WASHINGTON – A House panel worked late into the night in a sometimes heated, sometimes emotional hearing on gun-control bills Tuesday, a potential preview of congressional debates to come in the weeks after a string of mass shootings.
And in another preview of what could come, the Democrat-controlled House Judiciary Committee rejected all Republican amendments and passed the three bills on straight party-line votes.
The bills – including a ban on high-capacity magazines and “red flag” warning measures – were either the solution to our nation’s “moral crisis” in the words of one Democrat, or law that would “turn the Constitution on its head,” according to Rep. Andy Biggs, R-Gilbert. That was echoed by Rep. Debbie Lesko, R-Peoria.
“We want to make sure we’re not taking away people’s constitutional rights without due process,” Lesko said. “This is why I oppose this legislation.”
But GOP arguments were countered by emotional appeals for gun control from Democrats, including Rep. Lucy McBath, D-Ga., whose son was shot to death in 2012.
“Nearly 100 people every single day die in this country as a result of gun violence, and yes I will never let you forget that my son Jordan was one of them,” McBath said. “I know the pain of losing a child to gun violence … for every single day that we fall to not taking action, mothers and fathers across this country will live the same nightmare that I did.”
It was the first major hearing since Congress returned from its monthlong August recess, a month in which mass shootings in El Paso and Odessa, Texas, Dayton, Ohio, and Gilroy, Calif., left 42 people dead and scores wounded.
Tuesday’s eight-hour meeting followed several days of appeals from Democratic leaders in the House and Senate for action on the bills considered this week, as well as a bill expanding background checks that passed the House in February but had languished in the GOP-controlled Senate.
Senate Majority Leader Mitch McConnell has repeatedly said he will only bring up for a vote those bills that have some chance of being signed by President Donald Trump.
But gun-control advocates said this week that they think the Senate is starting to feel pressure for action, as a result of the most-recent shootings.

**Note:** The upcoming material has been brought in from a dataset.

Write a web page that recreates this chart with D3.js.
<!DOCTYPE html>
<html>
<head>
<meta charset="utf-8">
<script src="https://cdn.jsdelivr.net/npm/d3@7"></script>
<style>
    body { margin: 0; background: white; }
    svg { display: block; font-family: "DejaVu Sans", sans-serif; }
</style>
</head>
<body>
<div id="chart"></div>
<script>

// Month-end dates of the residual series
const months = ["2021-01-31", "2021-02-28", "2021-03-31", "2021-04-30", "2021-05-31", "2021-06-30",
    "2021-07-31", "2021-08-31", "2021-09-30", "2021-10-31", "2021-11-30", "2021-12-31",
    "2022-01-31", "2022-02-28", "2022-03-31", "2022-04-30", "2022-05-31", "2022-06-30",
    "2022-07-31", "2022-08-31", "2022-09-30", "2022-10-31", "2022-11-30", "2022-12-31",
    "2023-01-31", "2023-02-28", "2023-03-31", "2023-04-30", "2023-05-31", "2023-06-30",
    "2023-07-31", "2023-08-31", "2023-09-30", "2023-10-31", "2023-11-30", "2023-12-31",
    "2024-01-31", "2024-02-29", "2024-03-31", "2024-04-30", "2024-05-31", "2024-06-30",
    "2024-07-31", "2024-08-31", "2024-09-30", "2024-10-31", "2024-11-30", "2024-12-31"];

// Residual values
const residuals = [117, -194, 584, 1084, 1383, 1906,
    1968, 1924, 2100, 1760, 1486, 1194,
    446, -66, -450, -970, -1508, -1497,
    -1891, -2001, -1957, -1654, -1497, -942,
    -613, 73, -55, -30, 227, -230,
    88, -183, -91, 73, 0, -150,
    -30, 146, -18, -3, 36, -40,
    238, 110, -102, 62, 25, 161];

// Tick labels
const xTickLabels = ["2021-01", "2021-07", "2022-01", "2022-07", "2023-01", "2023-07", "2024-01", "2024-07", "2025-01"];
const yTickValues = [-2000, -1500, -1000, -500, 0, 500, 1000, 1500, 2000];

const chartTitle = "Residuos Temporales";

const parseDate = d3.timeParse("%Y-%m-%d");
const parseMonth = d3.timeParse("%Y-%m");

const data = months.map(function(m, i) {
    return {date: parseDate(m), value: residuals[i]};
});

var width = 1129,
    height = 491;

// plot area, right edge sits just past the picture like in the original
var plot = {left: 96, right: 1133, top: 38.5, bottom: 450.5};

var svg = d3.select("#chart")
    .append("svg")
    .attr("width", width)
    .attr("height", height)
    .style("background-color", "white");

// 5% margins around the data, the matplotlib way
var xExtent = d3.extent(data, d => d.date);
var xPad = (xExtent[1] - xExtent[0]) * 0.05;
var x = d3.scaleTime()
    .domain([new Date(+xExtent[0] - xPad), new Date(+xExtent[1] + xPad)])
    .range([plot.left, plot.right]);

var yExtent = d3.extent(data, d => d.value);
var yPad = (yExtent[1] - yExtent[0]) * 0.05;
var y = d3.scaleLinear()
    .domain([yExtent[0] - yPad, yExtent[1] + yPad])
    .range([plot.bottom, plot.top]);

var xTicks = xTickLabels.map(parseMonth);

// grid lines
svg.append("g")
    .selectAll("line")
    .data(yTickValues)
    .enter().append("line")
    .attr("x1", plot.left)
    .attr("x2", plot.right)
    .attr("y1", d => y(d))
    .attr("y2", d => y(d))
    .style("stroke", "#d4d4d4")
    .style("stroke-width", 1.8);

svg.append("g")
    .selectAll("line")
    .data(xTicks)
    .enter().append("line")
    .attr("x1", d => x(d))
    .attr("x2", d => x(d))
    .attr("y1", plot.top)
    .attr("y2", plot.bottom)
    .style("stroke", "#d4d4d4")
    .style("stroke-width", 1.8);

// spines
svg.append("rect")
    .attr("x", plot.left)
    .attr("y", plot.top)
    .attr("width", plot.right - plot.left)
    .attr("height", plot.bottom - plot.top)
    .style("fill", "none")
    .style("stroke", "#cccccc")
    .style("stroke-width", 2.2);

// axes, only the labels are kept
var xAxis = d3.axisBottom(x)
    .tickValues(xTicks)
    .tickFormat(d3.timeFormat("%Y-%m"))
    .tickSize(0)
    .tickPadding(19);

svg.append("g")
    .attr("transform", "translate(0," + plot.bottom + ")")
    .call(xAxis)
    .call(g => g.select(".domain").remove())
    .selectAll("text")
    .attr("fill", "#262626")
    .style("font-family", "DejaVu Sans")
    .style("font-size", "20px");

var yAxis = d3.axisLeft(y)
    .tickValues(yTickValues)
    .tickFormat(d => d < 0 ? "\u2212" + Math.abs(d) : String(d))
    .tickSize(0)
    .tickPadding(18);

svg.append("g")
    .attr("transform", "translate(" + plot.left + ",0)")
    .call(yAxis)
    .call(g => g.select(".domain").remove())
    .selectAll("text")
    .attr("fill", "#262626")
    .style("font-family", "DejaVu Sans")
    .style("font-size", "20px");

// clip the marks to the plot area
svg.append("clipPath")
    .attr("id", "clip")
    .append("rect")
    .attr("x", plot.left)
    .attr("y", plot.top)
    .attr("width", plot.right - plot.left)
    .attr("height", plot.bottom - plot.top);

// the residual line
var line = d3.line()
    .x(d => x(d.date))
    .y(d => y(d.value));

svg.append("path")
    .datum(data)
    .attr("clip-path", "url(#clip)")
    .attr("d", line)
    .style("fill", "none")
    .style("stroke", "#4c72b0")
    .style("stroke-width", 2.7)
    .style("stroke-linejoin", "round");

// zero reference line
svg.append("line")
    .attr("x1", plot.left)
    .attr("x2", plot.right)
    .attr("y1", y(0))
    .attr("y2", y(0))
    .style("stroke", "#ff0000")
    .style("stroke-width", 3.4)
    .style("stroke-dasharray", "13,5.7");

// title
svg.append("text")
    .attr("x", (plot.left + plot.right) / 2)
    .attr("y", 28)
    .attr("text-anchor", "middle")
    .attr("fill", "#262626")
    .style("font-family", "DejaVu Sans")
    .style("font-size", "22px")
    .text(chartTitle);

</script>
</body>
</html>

And Trump, in remarks to reporters Wednesday, said he is in meetings with senators from both sides of the aisle to come up with what he called a “gun-sense” bill.
“We’re going to take a look at a lot of different things and we’ll be reporting back in a fairly short period of time,” Trump said. “There’s a lot of things under discussion. Some things will never happen … and some very meaningful things can happen.”

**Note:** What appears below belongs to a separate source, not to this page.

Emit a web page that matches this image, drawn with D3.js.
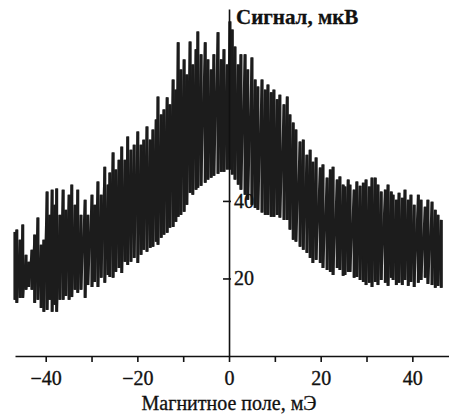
<!DOCTYPE html>
<html>
  <head>
    <meta charset="utf-8" />
    <title>Сигнал vs магнитное поле</title>
    <style>
      body { margin: 0; background: #fff; }
      svg { display: block; }
      .axis path, .axis line { stroke: #111; stroke-width: 1.6; }
      .axis text { font-family: "Liberation Serif", "DejaVu Serif", serif; font-size: 20px; fill: #111; stroke: #111; stroke-width: 0.35; }
      .title { font-family: "Liberation Serif", "DejaVu Serif", serif; font-size: 20px; fill: #111; stroke: #111; stroke-width: 0.3; }
    </style>
  </head>
  <body>
    <svg width="449" height="418"></svg>

    <script src="https://d3js.org/d3.v7.min.js"></script>
    <script>
      // magnetic field, mOe (sample positions)
      const field = [
        -46.7, -46.3, -45.6, -45.0, -44.3, -43.7, -43.0, -42.4, -41.7, -41.0,
        -40.4, -39.7, -39.1, -38.6, -38.0, -37.6, -36.9, -36.2, -35.6, -34.9,
        -34.3, -33.6, -33.0, -32.3, -31.4, -30.8, -29.9, -29.3, -28.6, -27.9,
        -27.1, -26.4, -26.0, -25.3, -24.7, -24.0, -23.4, -22.7, -22.1, -21.4,
        -20.7, -19.9, -19.2, -18.6, -17.9, -17.2, -16.6, -15.9, -15.5, -14.8,
        -14.2, -13.5, -12.9, -12.2, -11.6, -11.1, -10.5, -9.8, -9.2, -8.5,
        -7.9, -7.2, -6.8, -6.1, -5.2, -4.6, -3.9, -3.3, -2.4, -1.7,
        -1.1, -0.4, 0.2, 0.7, 1.3, 2.0, 2.6, 3.5, 4.1, 5.0,
        5.7, 6.3, 7.2, 7.9, 8.5, 9.2, 9.8, 10.5, 11.1, 12.0,
        12.7, 13.3, 14.0, 14.6, 15.5, 16.2, 17.0, 17.7, 18.3, 19.0,
        19.9, 20.5, 21.4, 22.1, 22.7, 23.6, 24.2, 24.9, 25.3, 26.0,
        26.4, 27.3, 27.9, 28.6, 29.3, 29.9, 30.6, 31.2, 31.9, 32.5,
        33.2, 34.1, 34.7, 35.4, 35.8, 36.5, 37.1, 37.8, 38.4, 39.1,
        39.7, 40.4, 41.3, 41.9, 42.8, 43.4, 44.3, 45.0, 45.6, 46.3
      ];
      // signal swing at each position, uV (upper and lower excursions)
      const sigHigh = [
        32.0, 32.6, 30.0, 33.9, 26.1, 24.3, 27.4, 31.3, 35.7, 28.7,
        30.0, 42.4, 36.4, 42.9, 39.0, 43.2, 36.4, 42.9, 37.7, 41.6,
        44.2, 39.0, 42.9, 36.4, 40.3, 36.4, 41.6, 39.0, 45.0, 41.6,
        48.8, 44.2, 47.3, 52.5, 48.1, 50.6, 54.0, 50.6, 56.6, 53.2,
        54.5, 57.9, 54.5, 55.8, 59.2, 55.8, 58.4, 61.0, 66.9, 62.3,
        63.6, 66.7, 64.9, 71.3, 68.7, 80.9, 73.9, 76.5, 72.6, 81.1,
        75.2, 79.1, 83.7, 77.8, 80.9, 76.5, 73.9, 77.8, 83.5, 76.5,
        79.1, 75.2, 86.3, 84.2, 79.8, 75.2, 77.8, 77.8, 73.9, 77.0,
        71.3, 69.5, 71.3, 68.7, 70.0, 68.0, 68.7, 66.2, 67.4, 64.9,
        66.9, 62.3, 60.2, 58.4, 55.3, 55.8, 51.9, 53.2, 50.1, 51.2,
        48.6, 49.4, 46.0, 48.1, 48.8, 45.5, 46.3, 44.2, 43.7, 45.5,
        44.2, 42.9, 45.0, 43.9, 44.7, 45.5, 43.7, 46.0, 46.0, 44.2,
        42.4, 42.9, 44.2, 42.4, 41.6, 40.3, 42.1, 40.8, 42.9, 40.3,
        41.6, 39.0, 41.6, 40.3, 38.5, 40.3, 39.8, 37.7, 36.4, 35.1
      ];
      const sigLow = [
        14.5, 13.7, 15.0, 15.0, 17.1, 17.8, 17.1, 13.7, 14.5, 12.4,
        11.4, 11.9, 14.5, 11.4, 13.2, 11.4, 14.5, 14.5, 15.5, 14.5,
        15.2, 17.1, 16.3, 17.1, 15.0, 18.3, 17.8, 19.1, 17.8, 20.2,
        18.9, 20.9, 20.4, 20.2, 21.7, 22.7, 21.4, 24.3, 23.5, 24.3,
        25.3, 24.0, 26.1, 27.4, 26.9, 27.9, 28.2, 29.5, 28.7, 30.5,
        31.3, 31.8, 33.1, 33.3, 34.6, 35.9, 36.4, 37.2, 39.0, 42.1,
        41.6, 42.9, 43.4, 43.9, 44.7, 45.5, 46.0, 46.5, 47.0, 47.5,
        47.5, 48.1, 48.1, 46.8, 45.5, 44.2, 42.9, 41.6, 40.3, 39.0,
        38.2, 37.7, 37.0, 36.4, 36.4, 35.9, 35.9, 36.4, 35.7, 35.1,
        35.1, 32.6, 30.0, 29.5, 28.2, 27.4, 26.6, 25.3, 24.0, 24.8,
        24.0, 22.7, 22.2, 21.7, 20.9, 22.7, 22.2, 20.7, 20.9, 21.7,
        21.7, 20.2, 20.4, 19.6, 19.1, 18.3, 18.9, 17.8, 19.1, 18.3,
        19.6, 18.9, 18.1, 20.2, 19.6, 18.3, 18.9, 18.3, 19.6, 18.1,
        19.1, 17.8, 18.9, 19.6, 20.2, 18.6, 18.3, 17.6, 18.1, 17.6
      ];

      const xTicks = [-40, -30, -20, -10, 0, 10, 20, 30, 40];
      const xLabels = [-40, -20, 0, 20, 40];
      const yTicks = [20, 40];

      const svg = d3.select("svg");

      const x = d3.scaleLinear().domain([-46.7, 48]).range([15, 449]);
      const y = d3.scaleLinear().domain([0, 89.5]).range([356, 9]);

      // the noisy trace: up to the high excursion, down to the low one
      const pts = [];
      field.forEach((f, i) => {
        pts.push([f, sigHigh[i]]);
        pts.push([f, sigLow[i]]);
      });

      svg.append("g")
        .selectAll("line")
        .data(field)
        .enter().append("line")
        .attr("x1", d => x(d))
        .attr("x2", d => x(d))
        .attr("y1", (d, i) => y(sigHigh[i]))
        .attr("y2", (d, i) => y(sigLow[i]))
        .attr("stroke", "#1c1c1c")
        .attr("stroke-width", 3);

      svg.append("path")
        .datum(pts)
        .attr("fill", "none")
        .attr("stroke", "#1c1c1c")
        .attr("stroke-width", 2.4)
        .attr("d", d3.line().x(d => x(d[0])).y(d => y(d[1])));

      // x axis along y = 0
      const xAxis = svg.append("g")
        .attr("class", "axis")
        .attr("transform", "translate(0," + y(0) + ")")
        .call(d3.axisBottom(x)
          .tickValues(xTicks)
          .tickSize(6)
          .tickSizeOuter(0)
          .tickFormat(d => xLabels.includes(d) ? d3.format("d")(d) : ""));
      xAxis.selectAll("text").attr("dy", "1.0em");

      // y axis through field = 0, labels on its right
      const yAxis = svg.append("g")
        .attr("class", "axis")
        .attr("transform", "translate(" + x(0) + ",0)")
        .call(d3.axisRight(y)
          .tickValues(yTicks)
          .tickSize(0)
          .tickSizeOuter(0)
          .tickFormat(d3.format("d")));
      yAxis.selectAll("text").attr("x", 5);
      yAxis.selectAll(".tick").append("line")
        .attr("x1", -6).attr("x2", 2)
        .attr("stroke", "#111").attr("stroke-width", 1.6);

      svg.append("text")
        .attr("class", "title")
        .attr("x", x(0) + 7)
        .attr("y", 24)
        .attr("font-weight", "bold")
        .style("font-size", "21px")
        .text("Сигнал, мкВ");

      svg.append("text")
        .attr("class", "title")
        .attr("x", x(0))
        .attr("y", 410)
        .attr("text-anchor", "middle")
        .text("Магнитное поле, мЭ");
    </script>
  </body>
</html>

Chelsea Parsons, vice president of Gun Violence Prevention Policy at the Center for American Progress, said she believes there has been significant progress since Congress came back to town.
“I think that we have seen since the shootings that happened over the summer that the Senate leadership is starting to feel pressure on this issue,” Parsons said. “Mitch McConnell felt enough pressure that he needed to indicate some willingness to address this issue after the recess. That speaks to progress.”
Andrew Patrick, media director of the Coalition To Stop Gun Violence, said he believes the change among GOP senators is being driven by the public’s shift in the politics of the issue.
“It is an issue that people are going to vote on,” Patrick said. “There are a lot of senators in the Republican Party who are up for election in 2020, including in Arizona Senator (Martha) McSally … so we’re going to have to act on this issue eventually or people are going to lose their jobs and are going to be voted out of office.”
The bills considered in the House this week would ban the sale, possession or manufacture of high-capacity magazines; prohibit those convicted of a hate crime from getting a gun; and give states funding to enforce a federal law requiring that police take firearms from individuals deemed a danger to themselves or others.
Those so-called “red flag” laws drew the most debate in the Judiciary Committee, with opponents arguing that confiscating a person’s gun without a court hearing would violate gun-owners’ due process rights.
“I don’t think we can tolerate what is a constitutional right turned onto its head,” said Biggs. He said the positives of gun ownership are usually overlooked, citing examples of people who have used AR-15 rifles in self-defense.
Rep. Kelly Armstrong, R-N.D., said the red flag bill could lead to confusion between federal and state laws on determining who is a dangerous individual.
“If you don’t think that’s going to cause a significant amount of problems when you are actually on the ground … you’re nuts,” Armstrong said. “Outside the issue of guns and how politically polarizing it is, this is not good policy.”
But while Republicans blamed gun violence on the “moral crisis” facing the country, McBath said she it is guns themselves that pose the moral crisis.
“I truly believe that the moral crisis is that the guns have become our God,” she said. “Guns have become the means by which we solve all of our problems, have become our authority.”